About WWII: "It was a world where no place was safe, where you or your friends could be killed in any place at any minute." (169)

"You can't give yourself over to love for somebody without giving yourself over to suffering. You can't give yourself to love for a soldier without giving yourself to his suffering in war. It is tis body of our suffering that Christ was born into, to suffer it Himself and to fill it with light, so that beyond the sufferig we can imagine Easter morning and the peace of God on little earthly homelands such as Port William and the farming villages of Okinawa." (171)

"And so I came to know, as I had not known before, what this place of ours had meant to him [Nathan]. I knew, as I had not known before, what I had meant to him. Our life in our place had been a benediction to him, but he had seen it always within a circle of fire that might have closed upon it." (173)

"[This homeland] was as familiar as my old headscarf and coatand shoes, as my body. I have lived from it all these years. When I am buried in it at last my flesh will be the same as it, and hardly a difference made. But I have seen it change. It has changed, it is changing, and it is threatened." (179)

"I want to leave here openhanded, with only the ancient blessing, 'Good-bye. My love to you all.'" (185)


Laura said...

I recently read this book and enjoyed it. Like you, it reminded me of my granparents, but their little farm was in Alabama, not Kentucky.

Beautiful review!

Anonymous said...

I agree with Laura--this is a beautiful review. I just reviewed Hannah Coulter on my blog a few weeks ago. I love Wendell Berry's fiction. I enjoyed reading all the quotes and reliving a little of the novel.

Page Turner said...

Laura - I'm surprised at how many people have connections to a farm a few generations back. It just shows how much change took place over the 20th century.

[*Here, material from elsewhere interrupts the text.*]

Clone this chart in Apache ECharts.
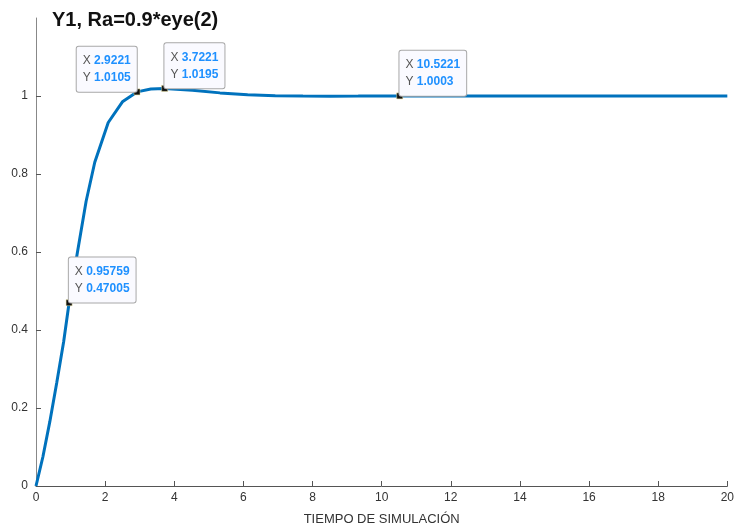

HopeIsTheWord - I'm glad you made it through all those quotes! It's a long post, but I wanted to be able to look back on the highlights later.

Sandra said...

The quotes convinced me that I need to read this. I am a country girl, forced to live in the city for 38 years now, and I never did get used to it. Thanks for a lovely review. I am enjoying going through your blog.

Anne said...

Heather - I'm reading Hannah Coulter right now and finding it beautiful. (As is your review!) I don't have the porcupine habit you do of marking spots, and one quote in particular kept running through my head. I was sure someone would have posted it online, saving me from actually searching the book, lazy woman that I am. And where did I find it? Right here on your blog! I love that our
reading tastes overlap so frequently!
And I love the selection of quotes which makes for a nice summary of the book. Have you read others of the Port Williams books?